▼

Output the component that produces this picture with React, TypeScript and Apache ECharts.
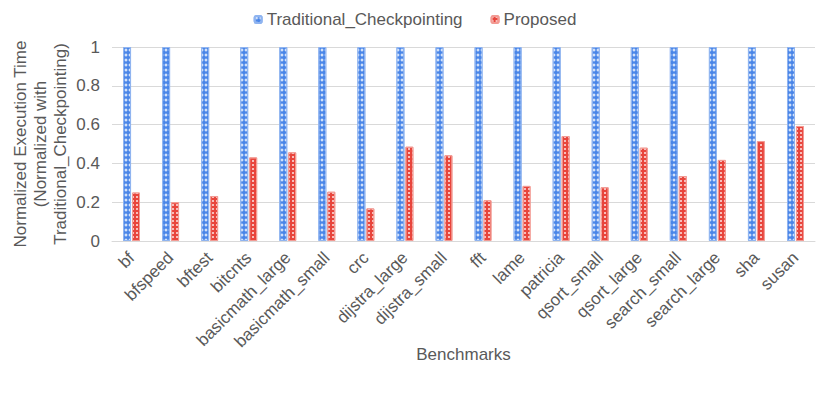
import React, { useEffect, useRef } from "react";
import * as echarts from "echarts";

const categories = [
  "bf", "bfspeed", "bftest", "bitcnts", "basicmath_large", "basicmath_small", "crc",
  "dijstra_large", "dijstra_small", "fft", "lame", "patricia", "qsort_small",
  "qsort_large", "search_small", "search_large", "sha", "susan",
];
const traditional = [1, 1, 1, 1, 1, 1, 1, 1, 1, 1, 1, 1, 1, 1, 1, 1, 1, 1];
const proposed = [
  0.25, 0.2, 0.232, 0.431, 0.457, 0.254, 0.168, 0.486, 0.442, 0.21, 0.284, 0.541,
  0.277, 0.481, 0.335, 0.418, 0.515, 0.593,
];
const yTicks = [0, 0.2, 0.4, 0.6, 0.8, 1];

export default function App() {
  const ref = useRef<HTMLDivElement>(null);
  useEffect(() => {
    if (!ref.current) return;
    const chart = echarts.init(ref.current, undefined, { renderer: "svg" });
    const font = "Liberation Sans, Arial, sans-serif";
    chart.setOption({
      animation: false,
      textStyle: { fontFamily: font },
      legend: {
        top: -2,
        left: "center",
        itemWidth: 7,
        itemHeight: 7,
        itemGap: 28,
        textStyle: { fontSize: 17, color: "#595959", fontFamily: font },
        data: ["Traditional_Checkpointing", "Proposed"],
      },
      grid: {
        left: 104,
        right: 7,
        top: 39,
        bottom: 146,
        containLabel: false,
        outerBoundsMode: "none",
      },
      xAxis: {
        type: "category",
        data: categories,
        name: "Benchmarks",
        nameLocation: "middle",
        nameGap: 105,
        nameMoveOverlap: false,
        nameTextStyle: { fontSize: 17, color: "#595959", fontFamily: font },
        axisLine: { lineStyle: { color: "#d9d9d9", width: 1 } },
        axisTick: { show: false },
        axisLabel: {
          rotate: 45,
          fontSize: 17,
          color: "#595959",
          fontFamily: font,
          interval: 0,
          margin: 14,
        },
      },
      yAxis: {
        type: "value",
        min: 0,
        max: 1,
        interval: 0.2,
        name: "Normalized Execution Time\n(Normalized with\nTraditional_Checkpointing)",
        nameLocation: "middle",
        nameRotate: 90,
        nameGap: 42,
        nameMoveOverlap: false,
        nameTextStyle: { fontSize: 17, color: "#595959", fontFamily: font, lineHeight: 20 },
        axisLine: { show: false },
        axisTick: { show: false },
        splitLine: { lineStyle: { color: "#d9d9d9", width: 1 } },
        axisLabel: {
          fontSize: 17,
          color: "#595959",
          fontFamily: font,
          margin: 12,
          formatter: (v: number) => (yTicks.includes(Math.round(v * 10) / 10) ? String(Math.round(v * 10) / 10) : ""),
        },
      },
      series: [
        {
          name: "Traditional_Checkpointing",
          type: "bar",
          data: traditional,
          barWidth: 8,
          barGap: "12%",
          itemStyle: {
            color: "#4a86e8",
            borderColor: "#8fb4f0",
            borderWidth: 1,
            decal: {
              symbol: "circle",
              symbolSize: 0.7,
              color: "rgba(255,255,255,0.75)",
              dashArrayX: [4, 0],
              dashArrayY: [4, 1],
              rotation: 0,
            },
          },
        },
        {
          name: "Proposed",
          type: "bar",
          data: proposed,
          barWidth: 8,
          itemStyle: {
            color: "#e8453c",
            borderColor: "#f29a93",
            borderWidth: 1,
            decal: {
              symbol: "rect",
              symbolSize: 1,
              color: "rgba(255,255,255,0.65)",
              dashArrayX: [[2, 2]],
              dashArrayY: [2, 2],
              rotation: 0,
            },
          },
        },
      ],
    });
    return () => chart.dispose();
  }, []);
  return <div ref={ref} style={{ width: 814, height: 379 }} />;
}
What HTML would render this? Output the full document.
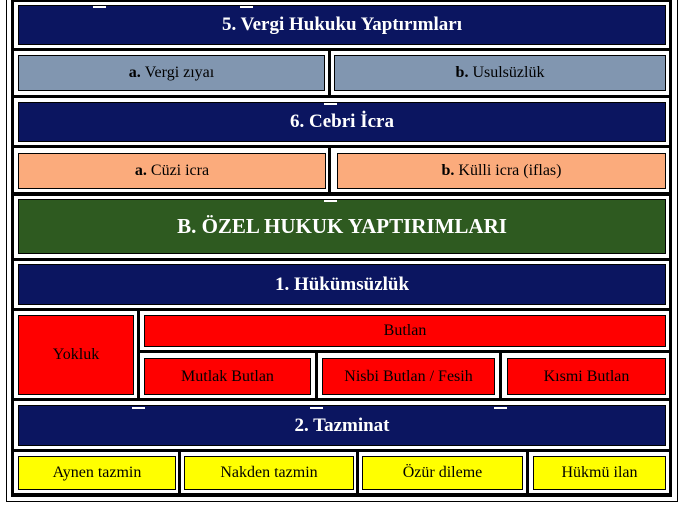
<!DOCTYPE html>
<html><head><meta charset="utf-8"><style>
*{margin:0;padding:0;box-sizing:border-box}
body{width:684px;height:508px;background:#fff;position:relative;overflow:hidden;font-family:"Liberation Serif","DejaVu Serif",serif}
div{position:absolute}
.w{background:#fff}
.c{border:1px solid #000;display:flex;align-items:center;justify-content:center;font-size:16px;color:#000;white-space:nowrap}
.n{background:#0b1560;color:#fff;font-weight:bold;font-size:19px}
.g{background:#8196b0}
.s{background:#fbab7c}
.r{background:#ff0000}
.y{background:#ffff00}
.d{background:#fff;height:2px;width:13px}
</style></head><body>
<div style="left:6px;top:0;width:672px;height:502px;border:1px solid #000;border-top:none"></div>
<div style="left:11px;top:0;width:661px;height:497px;background:#000"></div>
<div class="w" style="left:14px;top:2px;width:655px;height:46px"></div>
<div class="w" style="left:14px;top:51px;width:314px;height:44px"></div>
<div class="w" style="left:331px;top:51px;width:338px;height:44px"></div>
<div class="w" style="left:14px;top:98px;width:655px;height:47px"></div>
<div class="w" style="left:14px;top:148px;width:314px;height:44px"></div>
<div class="w" style="left:331px;top:148px;width:338px;height:44px"></div>
<div class="w" style="left:14px;top:196px;width:655px;height:62px"></div>
<div class="w" style="left:14px;top:261px;width:655px;height:47px"></div>
<div class="w" style="left:14px;top:311px;width:123px;height:87px"></div>
<div class="w" style="left:140px;top:311px;width:529px;height:39px"></div>
<div class="w" style="left:140px;top:353px;width:175px;height:45px"></div>
<div class="w" style="left:318px;top:353px;width:181px;height:45px"></div>
<div class="w" style="left:502px;top:353px;width:167px;height:45px"></div>
<div class="w" style="left:14px;top:401px;width:655px;height:48px"></div>
<div class="w" style="left:14px;top:452px;width:164px;height:41px"></div>
<div class="w" style="left:181px;top:452px;width:175px;height:41px"></div>
<div class="w" style="left:359px;top:452px;width:167px;height:41px"></div>
<div class="w" style="left:529px;top:452px;width:140px;height:41px"></div>
<div class="c n" style="left:18px;top:5px;width:648px;height:40px">5. Vergi Hukuku Yaptırımları</div>
<div class="c g" style="left:18px;top:55px;width:307px;height:36px"><b>a.</b>&nbsp;Vergi zıyaı</div>
<div class="c g" style="left:334px;top:55px;width:332px;height:36px"><b>b.</b>&nbsp;Usulsüzlük</div>
<div class="c n" style="left:18px;top:102px;width:648px;height:40px">6. Cebri İcra</div>
<div class="c s" style="left:18px;top:153px;width:308px;height:36px"><b>a.</b>&nbsp;Cüzi icra</div>
<div class="c s" style="left:337px;top:153px;width:329px;height:36px"><b>b.</b>&nbsp;Külli icra (iflas)</div>
<div class="c" style="left:18px;top:199px;width:648px;height:55px;background:#2e5a20;color:#fff;font-weight:bold;font-size:21px">B. ÖZEL HUKUK YAPTIRIMLARI</div>
<div class="c n" style="left:18px;top:264px;width:648px;height:41px">1. Hükümsüzlük</div>
<div class="c r" style="left:18px;top:315px;width:116px;height:80px">Yokluk</div>
<div class="c r" style="left:144px;top:315px;width:522px;height:32px">Butlan</div>
<div class="c r" style="left:144px;top:358px;width:167px;height:37px">Mutlak Butlan</div>
<div class="c r" style="left:322px;top:358px;width:173px;height:37px">Nisbi Butlan / Fesih</div>
<div class="c r" style="left:507px;top:358px;width:159px;height:37px">Kısmi Butlan</div>
<div class="c n" style="left:18px;top:405px;width:648px;height:41px">2. Tazminat</div>
<div class="c y" style="left:18px;top:456px;width:158px;height:34px">Aynen tazmin</div>
<div class="c y" style="left:184px;top:456px;width:170px;height:34px">Nakden tazmin</div>
<div class="c y" style="left:362px;top:456px;width:161px;height:34px">Özür dileme</div>
<div class="c y" style="left:533px;top:456px;width:133px;height:34px">Hükmü ilan</div>
<div class="d" style="left:93px;top:6px"></div>
<div class="d" style="left:240px;top:6px"></div>
<div class="d" style="left:324px;top:103px"></div>
<div class="d" style="left:324px;top:200px"></div>
<div class="d" style="left:132px;top:407px"></div>
<div class="d" style="left:310px;top:407px"></div>
<div class="d" style="left:494px;top:407px"></div>
</body></html>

▲

## Given exercise
Reproduce the data above word for word from its first line through the line that holds "import * as", both ends included; skip pictures.

## The output
Output the component that produces this picture with React, TypeScript and Apache ECharts.
import React, { useEffect, useRef } from "react";
import * as echarts from "echarts";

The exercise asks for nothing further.